Big words scare me, but occasionally I have to use them. In this case "personalised clustering" means that all the RSS feeds you subscribe to are - somehow, by some kind of magic - condensed into a more personalised list of article. So if Mr X decides to talk about his holiday, rather than his business (which is why you subscribed to his feed), you won't see those entries.

It's a good idea. Rabid RSS_readers like me whoc have dozens of not hundreds of feeds can easily get lost in the mire. It's called information overload, and is as much a problem for the RSS-generation as it is for anyone else. Too much stuff to read, not enough time to read it.

But there aren't many RSS readers that do filtering of RSS automatically. There's a review of one service here, which has led to this article, which proffers the following statement:

If 2005 was about Aggregation, then 2006 is all about Filtering.

Which may or may not be true. Personally I don't think that RSS has got enough into the mainstream publics' eye yet - despite some coverage from the media - to say that 2005 was about aggregation. Aggregation is still a 'now' thing and a 'future' thing for most websites and people.

But, filtering will become increasingly improtant as the number of RSS feeds multiplies. Because of the way the technology works (readonly, end-to-end, user controls the feed method) we won't see the influx of spam that led to the dirtying of email. But still, what are we to do with all these articles?

A few thoughts:

- Allow subscription to feeds based on tags, categories or keywords. The new Wiblog system has RSS feeds for each (individual) tag as well as a general RSS feed. That, of course, depends on the author assigning the right tags, putting the article in the right category, or including the right keywords. But the idea of customisable feeds appeals to me greatly - partly because it saves bandwidth if subscribers only download the content they want and not extraneous stuff.
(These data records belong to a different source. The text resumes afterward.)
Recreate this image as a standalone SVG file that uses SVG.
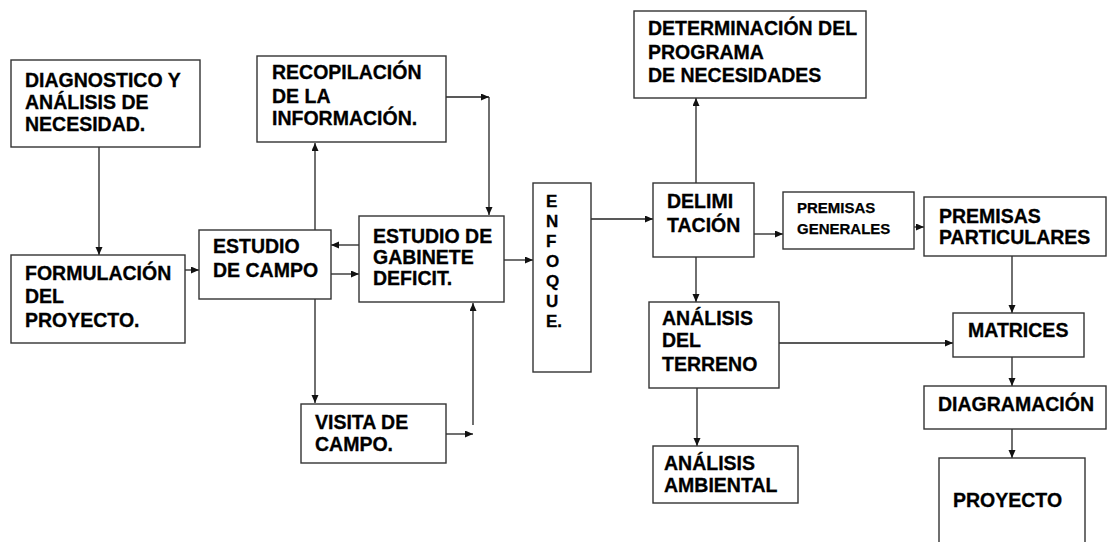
<svg xmlns="http://www.w3.org/2000/svg" width="1107" height="542" viewBox="0 0 1107 542">
<style>
.box{fill:#fff;stroke:#333;stroke-width:1.4}
.t{font-family:"Liberation Sans",Arial,sans-serif;font-weight:bold;font-size:19.5px;fill:#000;stroke:#000;stroke-width:0.3}
.s{font-size:15px;stroke-width:0.25}
.v{font-size:17px}
.c{fill:none;stroke:#222;stroke-width:1.3}
</style>
<defs>
<marker id="ah" markerWidth="9" markerHeight="8" refX="8" refY="3.5" orient="auto" markerUnits="userSpaceOnUse">
<path d="M0,0 L8,3.5 L0,7 z" fill="#111"/>
</marker>
</defs>
<rect width="1107" height="542" fill="#fff"/>
<g id="connectors" class="c" marker-end="url(#ah)">
<path d="M99,147 V255"/>
<path d="M185,270 H199"/>
<path d="M315,230 V143"/>
<path d="M315,299 V403"/>
<path d="M446,97 H489"/>
<path d="M489,97 V215"/>
<path d="M359,245 H331"/>
<path d="M331,274 H359"/>
<path d="M504,260 H533"/>
<path d="M446,434 H473"/>
<path d="M473,425 V303"/>
<path d="M591,219 H653"/>
<path d="M696,183 V98"/>
<path d="M754,234 H783"/>
<path d="M696,257 V302"/>
<path d="M697,388 V446"/>
<path d="M779,343 H953"/>
<path d="M914,227 H924"/>
<path d="M1012,256 V313"/>
<path d="M1012,357 V386"/>
<path d="M1012,429 V458"/>
</g>
<g id="diagnostico"><rect class="box" x="11" y="60" width="189" height="87"/>
<text class="t" x="25" y="87">DIAGNOSTICO Y</text><text class="t" x="25" y="109">ANÁLISIS DE</text><text class="t" x="25" y="131">NECESIDAD.</text></g>
<g id="formulacion"><rect class="box" x="11" y="255" width="174" height="88"/>
<text class="t" x="25" y="280">FORMULACIÓN</text><text class="t" x="25" y="303">DEL</text><text class="t" x="25" y="327">PROYECTO.</text></g>
<g id="estudio-campo"><rect class="box" x="199" y="230" width="132" height="69"/>
<text class="t" x="213" y="253">ESTUDIO</text><text class="t" x="213" y="277">DE CAMPO</text></g>
<g id="recopilacion"><rect class="box" x="257" y="56" width="189" height="86"/>
<text class="t" x="272" y="79">RECOPILACIÓN</text><text class="t" x="272" y="103">DE LA</text><text class="t" x="272" y="125">INFORMACIÓN.</text></g>
<g id="gabinete"><rect class="box" x="359" y="216" width="145" height="86"/>
<text class="t" x="373" y="243">ESTUDIO DE</text><text class="t" x="373" y="264">GABINETE</text><text class="t" x="373" y="285">DEFICIT.</text></g>
<g id="visita"><rect class="box" x="301" y="404" width="145" height="59"/>
<text class="t" x="315" y="429">VISITA DE</text><text class="t" x="315" y="451">CAMPO.</text></g>
<g id="enfoque"><rect class="box" x="533" y="183" width="58" height="189"/>
<text class="t v" x="546" y="207">E</text><text class="t v" x="546" y="227">N</text><text class="t v" x="546" y="247">F</text><text class="t v" x="546" y="267">O</text><text class="t v" x="546" y="287">Q</text><text class="t v" x="546" y="307">U</text><text class="t v" x="546" y="327">E.</text></g>
<g id="determinacion"><rect class="box" x="634" y="11" width="232" height="87"/>
<text class="t" x="648" y="35">DETERMINACIÓN DEL</text><text class="t" x="648" y="59">PROGRAMA</text><text class="t" x="648" y="82">DE NECESIDADES</text></g>
<g id="delimitacion"><rect class="box" x="653" y="183" width="101" height="74"/>
<text class="t" x="667" y="208">DELIMI</text><text class="t" x="667" y="232">TACIÓN</text></g>
<g id="premisas-generales"><rect class="box" x="783" y="192" width="131" height="57"/>
<text class="t s" x="797" y="213">PREMISAS</text><text class="t s" x="797" y="234">GENERALES</text></g>
<g id="premisas-particulares"><rect class="box" x="924" y="197" width="182" height="59"/>
<text class="t" x="939" y="223">PREMISAS</text><text class="t" x="939" y="244">PARTICULARES</text></g>
<g id="analisis-terreno"><rect class="box" x="649" y="302" width="130" height="86"/>
<text class="t" x="662" y="325">ANÁLISIS</text><text class="t" x="662" y="347">DEL</text><text class="t" x="662" y="371">TERRENO</text></g>
<g id="analisis-ambiental"><rect class="box" x="653" y="446" width="145" height="57"/>
<text class="t" x="664" y="470">ANÁLISIS</text><text class="t" x="664" y="492">AMBIENTAL</text></g>
<g id="matrices"><rect class="box" x="953" y="313" width="131" height="44"/>
<text class="t" x="968" y="337">MATRICES</text></g>
<g id="diagramacion"><rect class="box" x="924" y="386" width="182" height="43"/>
<text class="t" x="938" y="411">DIAGRAMACIÓN</text></g>
<g id="proyecto"><rect class="box" x="939" y="458" width="146" height="100"/>
<text class="t" x="953" y="507">PROYECTO</text></g>
</svg>
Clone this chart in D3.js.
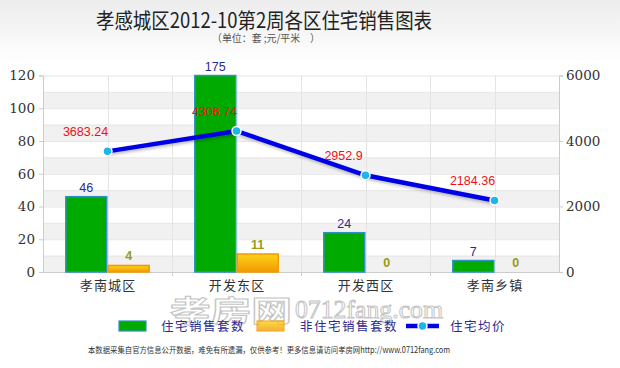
<!DOCTYPE html>
<html lang="zh">
<head>
<meta charset="utf-8">
<title>孝感城区住宅销售图表</title>
<script src="https://d3js.org/d3.v7.min.js"></script>
<style>
  html, body { margin: 0; padding: 0; background: #fff; }
  svg { display: block; }
</style>
</head>
<body>
<svg id="chart"></svg>
<script>
// data
const categories = ["孝南城区", "开发东区", "开发西区", "孝南乡镇"];
const residentialSets = [46, 175, 24, 7];
const nonResidentialSets = [4, 11, 0, 0];
const avgPrice = [3683.24, 4306.74, 2952.9, 2184.36];
const leftTicks = [0, 20, 40, 60, 80, 100, 120];
const rightTicks = [0, 2000, 4000, 6000];
const legendNames = ["住宅销售套数", "非住宅销售套数", "住宅均价"];

const W = 620, H = 368;
const margin = {top: 75.5, right: 61, bottom: 96, left: 43};
const cjk = "'Noto Sans CJK SC', sans-serif";
const serif = "'DejaVu Serif', serif";

const svg = d3.select("#chart").attr("width", W).attr("height", H);
const defs = svg.append("defs");

// header gradient
const hg = defs.append("linearGradient").attr("id", "hdr").attr("x1", 0).attr("y1", 0).attr("x2", 0).attr("y2", 1);
hg.append("stop").attr("offset", "0%").attr("stop-color", "#ececec");
hg.append("stop").attr("offset", "100%").attr("stop-color", "#ffffff");
svg.append("rect").attr("width", W).attr("height", 62).attr("fill", "url(#hdr)");

const og = defs.append("linearGradient").attr("id", "orange").attr("x1", 0).attr("y1", 0).attr("x2", 0).attr("y2", 1);
og.append("stop").attr("offset", "0%").attr("stop-color", "#ffd21a");
og.append("stop").attr("offset", "100%").attr("stop-color", "#f09a00");

const shadow = defs.append("filter").attr("id", "shadow").attr("x", "-10%").attr("y", "-30%").attr("width", "120%").attr("height", "160%");
shadow.append("feDropShadow").attr("dx", 1).attr("dy", 2).attr("stdDeviation", 1.5).attr("flood-color", "#000").attr("flood-opacity", 0.25);

// title
svg.append("text").attr("x", 264).attr("y", 28)
  .attr("text-anchor", "middle")
  .style("font-family", cjk).attr("font-size", 21).attr("fill", "#222")
  .attr("textLength", 336).attr("lengthAdjust", "spacingAndGlyphs")
  .text("孝感城区2012-10第2周各区住宅销售图表");
svg.append("text").attr("x", 266).attr("y", 42)
  .attr("text-anchor", "middle")
  .style("font-family", cjk).attr("font-size", 10.5).attr("fill", "#555")
  .attr("textLength", 108).attr("lengthAdjust", "spacingAndGlyphs")
  .text("（单位：套 ;元/平米　）");

// watermark (behind everything in the lower area)
const wm = svg.append("g").attr("fill", "#fff").attr("stroke", "#c4c4c4").attr("stroke-width", 1);
wm.append("text").attr("x", 170).attr("y", 322)
  .style("font-family", cjk).attr("font-size", 29).attr("font-weight", "bold")
  .attr("textLength", 122).attr("lengthAdjust", "spacingAndGlyphs")
  .text("孝房网");
wm.append("text").attr("x", 295).attr("y", 318)
  .style("font-family", "'Liberation Serif', serif").attr("font-size", 26)
  .attr("textLength", 148).attr("lengthAdjust", "spacingAndGlyphs")
  .text("0712fang.com");

const x0 = margin.left, x1 = W - margin.right;
const yTop = margin.top, yBot = H - margin.bottom;

const x = d3.scaleBand().domain(categories).range([x0, x1]).padding(0);
const yL = d3.scaleLinear().domain([0, 120]).range([yBot, yTop]).clamp(true);
const yR = d3.scaleLinear().domain([0, 6000]).range([yBot, yTop]);

// alternating bands
const bands = d3.range(0, 120, 20);
svg.append("g").selectAll("rect").data(bands).enter().append("rect")
  .attr("x", x0).attr("width", x1 - x0)
  .attr("y", d => yL(d + 10)).attr("height", d => yL(d) - yL(d + 10))
  .attr("fill", "#f1f1f1");
svg.append("g").selectAll("line").data(d3.range(10, 130, 10)).enter().append("line")
  .attr("x1", x0).attr("x2", x1)
  .attr("y1", d => yL(d) + 0.5).attr("y2", d => yL(d) + 0.5)
  .attr("stroke", "#e6e6e6");

// vertical grid at centres and boundaries
const vlines = [];
categories.forEach(c => { vlines.push(x(c) + x.bandwidth() / 2); if (x(c) > x0) vlines.push(x(c)); });
svg.append("g").selectAll("line").data(vlines).enter().append("line")
  .attr("x1", d => Math.round(d) + 0.5).attr("x2", d => Math.round(d) + 0.5)
  .attr("y1", yTop).attr("y2", yBot)
  .attr("stroke", "#e4e4e4");

// axes
const axL = svg.append("g").attr("transform", `translate(${x0},0)`)
  .call(d3.axisLeft(yL).tickValues(leftTicks).tickSize(4).tickPadding(4));
const axR = svg.append("g").attr("transform", `translate(${x1},0)`)
  .call(d3.axisRight(yR).tickValues(rightTicks).tickFormat(d3.format("d")).tickSize(4).tickPadding(3));
[axL, axR].forEach(a => {
  a.select(".domain").attr("stroke", "#ccc");
  a.selectAll(".tick line").attr("stroke", "#ccc");
  a.selectAll("text").style("font-family", serif).style("font-size", "13.5px").attr("fill", "#333");
});

const axB = svg.append("g").attr("transform", `translate(0,${yBot})`)
  .call(d3.axisBottom(x).tickSize(0).tickPadding(9));
axB.select(".domain").attr("stroke", "#ccc");
axB.selectAll("text").style("font-family", cjk).style("font-size", "13px").attr("fill", "#333")
  .attr("letter-spacing", 1.2).attr("dx", 0.6);
svg.append("g").selectAll("line").data(categories.slice(1)).enter().append("line")
  .attr("x1", d => Math.round(x(d)) + 0.5).attr("x2", d => Math.round(x(d)) + 0.5)
  .attr("y1", yBot).attr("y2", yBot + 4).attr("stroke", "#ccc");

// bars
const sub = d3.scaleBand().domain(["res", "non"]).range([0, x.bandwidth()]).paddingOuter(0.52).paddingInner(0);
const bars = svg.append("g");
bars.selectAll(".res").data(categories).enter().append("rect")
  .attr("x", c => x(c) + sub("res") + 0.75)
  .attr("width", sub.bandwidth() - 1.5)
  .attr("y", (c, i) => yL(residentialSets[i]))
  .attr("height", (c, i) => yBot - yL(residentialSets[i]))
  .attr("fill", "#00aa00").attr("stroke", "#2d8fc4").attr("stroke-width", 1.5);
bars.selectAll(".non").data(categories).enter().append("rect")
  .attr("x", c => x(c) + sub("non") + 0.75)
  .attr("width", sub.bandwidth() - 1.5)
  .attr("y", (c, i) => yL(nonResidentialSets[i]))
  .attr("height", (c, i) => yBot - yL(nonResidentialSets[i]))
  .attr("fill", "url(#orange)").attr("stroke", "#f29a00").attr("stroke-width", 1.5);

bars.selectAll(".rl").data(categories).enter().append("text")
  .attr("x", c => x(c) + sub("res") + sub.bandwidth() / 2)
  .attr("y", (c, i) => yL(residentialSets[i]) - 5)
  .attr("text-anchor", "middle").style("font-family", "'Liberation Sans', sans-serif")
  .attr("font-size", 12.5).attr("fill", "#2b2b8f")
  .text((c, i) => residentialSets[i]);
bars.selectAll(".nl").data(categories).enter().append("text")
  .attr("x", c => x(c) + sub("non") + sub.bandwidth() / 2)
  .attr("y", (c, i) => yL(nonResidentialSets[i]) - 5)
  .attr("text-anchor", "middle").style("font-family", "'Liberation Sans', sans-serif")
  .attr("font-size", 12.5).attr("font-weight", "bold").attr("fill", "#9a9a10")
  .text((c, i) => nonResidentialSets[i]);

// price line
const cx = c => x(c) + x.bandwidth() / 2;
const line = d3.line().x((c) => cx(c)).y((c, i) => yR(avgPrice[i]));
svg.append("path").datum(categories).attr("d", line)
  .attr("fill", "none").attr("stroke", "#0000e6").attr("stroke-width", 4.5)
  .attr("filter", "url(#shadow)");
svg.append("g").selectAll("circle").data(categories).enter().append("circle")
  .attr("cx", cx).attr("cy", (c, i) => yR(avgPrice[i]))
  .attr("r", 4.5).attr("fill", "#1eb6e8").attr("stroke", "#fff").attr("stroke-width", 1.5);
svg.append("g").selectAll("text").data(categories).enter().append("text")
  .attr("x", c => cx(c) - 22)
  .attr("y", (c, i) => yR(avgPrice[i]) - 15)
  .attr("text-anchor", "middle").style("font-family", "'Liberation Sans', sans-serif")
  .attr("font-size", 12.5).attr("fill", "#ee1111")
  .text((c, i) => avgPrice[i]);

// legend
const lg = svg.append("g").style("font-family", cjk).attr("font-size", 12.5).attr("fill", "#2b2b8f");
lg.append("rect").attr("x", 119).attr("y", 321).attr("width", 27).attr("height", 10)
  .attr("fill", "#00aa00").attr("stroke", "#2d8fc4").attr("stroke-width", 1.2);
lg.append("text").attr("x", 161).attr("y", 331).attr("letter-spacing", 1.5).text(legendNames[0]);
lg.append("rect").attr("x", 257).attr("y", 321).attr("width", 27).attr("height", 10)
  .attr("fill", "url(#orange)").attr("stroke", "#f29a00").attr("stroke-width", 1.2).attr("opacity", 0.8);
lg.append("text").attr("x", 300).attr("y", 331).attr("letter-spacing", 1.5).text(legendNames[1]);
lg.append("line").attr("x1", 406).attr("x2", 439).attr("y1", 326).attr("y2", 326)
  .attr("stroke", "#0000e6").attr("stroke-width", 4.5);
lg.append("circle").attr("cx", 422.5).attr("cy", 326).attr("r", 4.5)
  .attr("fill", "#1eb6e8").attr("stroke", "#fff").attr("stroke-width", 1.5);
lg.append("text").attr("x", 450).attr("y", 331).attr("letter-spacing", 1.5).text(legendNames[2]);

// footer
svg.append("text").attr("x", 88).attr("y", 353)
  .style("font-family", cjk).attr("font-size", 8.5).attr("fill", "#333")
  .attr("textLength", 362).attr("lengthAdjust", "spacingAndGlyphs")
  .text("本数据采集自官方信息公开数据，难免有所遗漏，仅供参考！更多信息请访问孝房网http://www.0712fang.com");
</script>
</body>
</html>
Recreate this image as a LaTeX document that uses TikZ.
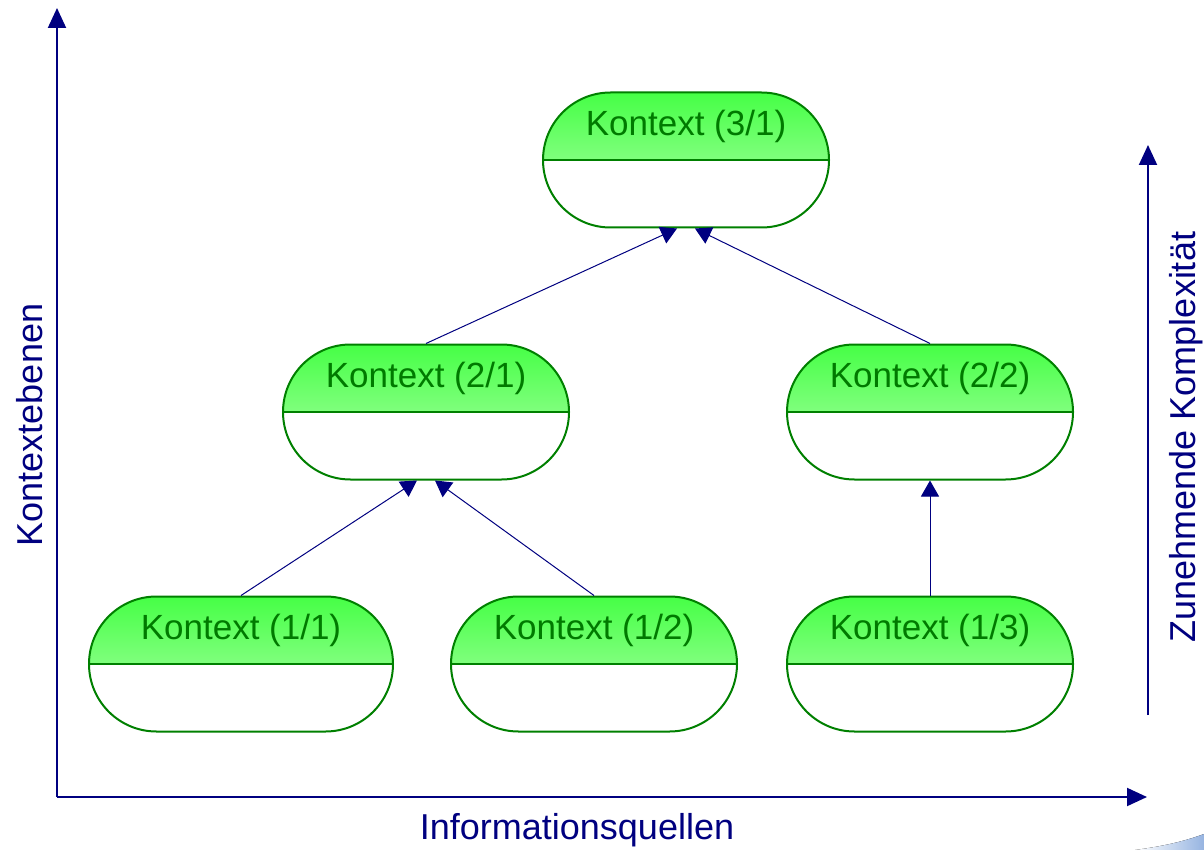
\documentclass[tikz,border=0pt]{standalone}
\usepackage{fontspec}
\setmainfont{Liberation Sans}
\usetikzlibrary{positioning,arrows.meta}
\definecolor{ctxline}{RGB}{0,128,0}
\definecolor{ctxtext}{RGB}{0,122,0}
\definecolor{ctxtop}{RGB}{70,255,70}
\definecolor{ctxbot}{RGB}{185,255,180}
\definecolor{axisblue}{RGB}{0,0,128}
\definecolor{swoosh}{RGB}{150,180,225}
\tikzset{
ctx/.style={rectangle, rounded corners=33.75pt, draw=ctxline, line width=1pt, fill=white, text=ctxtext,
	inner sep=0pt, minimum width=143pt, minimum height=67.5pt, text height=21.5pt, text depth=46pt,
	font=\fontsize{17.5}{20}\selectfont,
	path picture={\shade[sharp corners, top color=ctxtop, bottom color=ctxbot] (path picture bounding box.north west) rectangle (path picture bounding box.east);
		\draw[sharp corners, ctxline, line width=1pt] (path picture bounding box.west) -- (path picture bounding box.east);}},
hier/.style={-{Triangle[length=8pt,width=9pt]}, every edge/.style={draw=axisblue, line width=0.5pt}},
achse/.style={draw=axisblue, line width=1pt, -{Triangle[length=10pt,width=9pt]}},
achsetext/.style={text=axisblue, font=\fontsize{18}{21}\selectfont}
}

\begin{document}
\begin{tikzpicture}[x=0.5pt,y=-0.5pt,node distance=126pt,on grid]
\useasboundingbox[fill=white] (0,0) rectangle (1204,850);
\fill[left color=white, right color=swoosh] (1135,850) .. controls (1165,846) and (1185,841) .. (1204,834) -- (1204,850) -- cycle;

% Achsen
\coordinate (ursprung) at (57,797);
\coordinate (oben) at (57,8);
\coordinate (rechts) at (1147,797);
\coordinate (k_unten) at (1148,715);
\coordinate (k_oben) at (1148,145);
\draw[achse] (ursprung) -- (oben);
\draw[achse] (ursprung) -- (rechts);
\draw[achse] (k_unten) -- (k_oben);
\node[achsetext, rotate=90]		(ebenen)	at (30,425)		{Kontextebenen};
\node[achsetext]				(quellen)	at (577,830)	{Informationsquellen};
\node[achsetext, rotate=90]		(kompl)		at (1186,437)	{Zunehmende Komplexität};

% Kontexte
\node[ctx]								(k31)	at (686,160)				{Kontext (3/1)};
\node[ctx]								(k21)	[below left=126pt and 130pt of k31]	{Kontext (2/1)};
\node[ctx]								(k22)	[below right=126pt and 122pt of k31]	{Kontext (2/2)};
\node[ctx, minimum width=152pt]			(k11)	[below left=126pt and 92.5pt of k21]	{Kontext (1/1)};
\node[ctx]								(k12)	[right=176.5pt of k11]		{Kontext (1/2)};
\node[ctx]								(k13)	[below=of k22]				{Kontext (1/3)};

\path[hier]
(k11.north)	edge	([xshift=-4.5pt]k21.south)
(k12.north)	edge	([xshift=4.5pt]k21.south)
(k21.north)	edge	([xshift=-4.5pt]k31.south)
(k22.north)	edge	([xshift=4.5pt]k31.south)
(k13.north)	edge	(k22.south)
;
\end{tikzpicture}
\end{document}
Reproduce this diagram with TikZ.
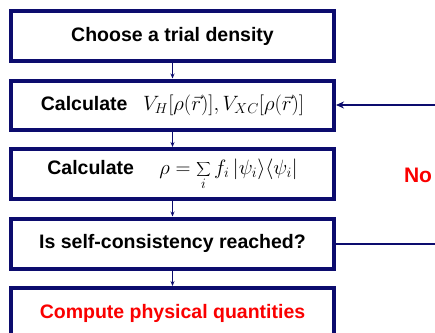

- Filtering based on keywords. This does the filtering at the reed reader end, so still downloads all articles. I guess this would be easier to implement, but definitely not a cast-iron way of getting exactly what you want.

- Subscriber-enabled ranking of articles. This way would allow the subscriber to rank any articles based on how much they are relevent to what they want, or how much they enjoyed them. The feed reader would then scour the higher-ranked artickes for keywords and use that to automatically build lists of keywords for that subscriber that could then be used to filter future articles. This, of course, depends on subscribers rating articles - the more articles that are rated, the more exact the filtering will become. Think of it like a artificial intelligence RSS spam filter.

- Time-based keyword filtering. This is a little harder to explain. Imagine that the feed reader could tell how long the subscriber spent reading each article. Depending on the time spent reading and the length of the article, the system would figure out which articles the subscriber enjoyed or found more useful. Actually, that's a stupid idea: I leave my feed reader open all day.

Hmm. It's an interesting topic. Do you have any more ideas?